De quoi votre association a-t-elle le plus besoin ?

De fonds ! Nous n’avons pas de subventions, et avons donc besoin de mécénat. Nous organisons des collectes de fonds, nous avons des partenariats… Il nous faut être créatifs.

Un mot sur le collectif Femmes de santé ?

« Espoir ». Fort de plus de 2000 membres, le collectif Femmes de santé* a pour missions de valoriser et développer l’humain au cœur du système de santé et de promouvoir l’expertise et les actions des femmes dans ce secteur.

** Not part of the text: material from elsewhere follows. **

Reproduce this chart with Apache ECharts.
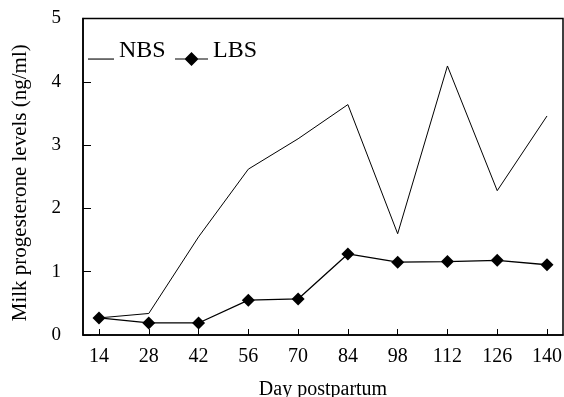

Moebius et la Reine des neiges

Quand on lui demande de décrire un duo « Skin » qui l’a marquée au cours des dix dernières années, Cécile Reboul n’hésite qu’une demi-seconde, et se met à raconter « une jolie histoire » qui permet de montrer que les actions de l’association sont bénéfiques « pour les patients comme pour les artistes ». Il s’agit d’une personne qui a eu un cancer du sein à l’âge de 40 ans, commence-t-elle. Cette femme avait de plus une maladie génétique, le syndrome de Moebius : elle souffrait d’une paralysie faciale qui lui donnait en permanence « le sourire du Joker », se souvient la présidente de Skin. Son désir était de monter sur scène avec un humoriste : l'association lui a donc proposé un binôme avec un comédien. « J’ai également demandé à cet artiste de faire la mise en scène du spectacle, explique Cécile Reboul. Il m’a dit que ce n’était pas son métier, mais qu’il voulait bien le faire pour nous. » Le résultat était, d’après la responsable associative, désopilant. « Ils ont fait une parodie de la Reine des neiges, elle avec un déguisement d’enfant, et lui dans un costume de crabe avec les pinces sur la tête, ils ont été ovationnés, raconte-t-elle. En descendant de scène, la patiente m’a dit "tu vois, je croyais que les gens allaient rire de moi, et ils ont ri avec moi". » Mais l’aventure ne s’est pas arrêtée à cette représentation. « Le binôme a décidé de poursuivre sa collaboration, ils ont co-écrit un nouveau spectacle sur le harcèlement scolaire et l’ont joué dans des collèges en commençant par celui où elle avait été moquée en raison de sa maladie génétique », raconte-t-elle. Quant au comédien, il a maintenant une nouvelle corde à son arc. « Il m’a dit qu’il faisait désormais aussi de la mise en scène », s'amuse la présidente de Skin.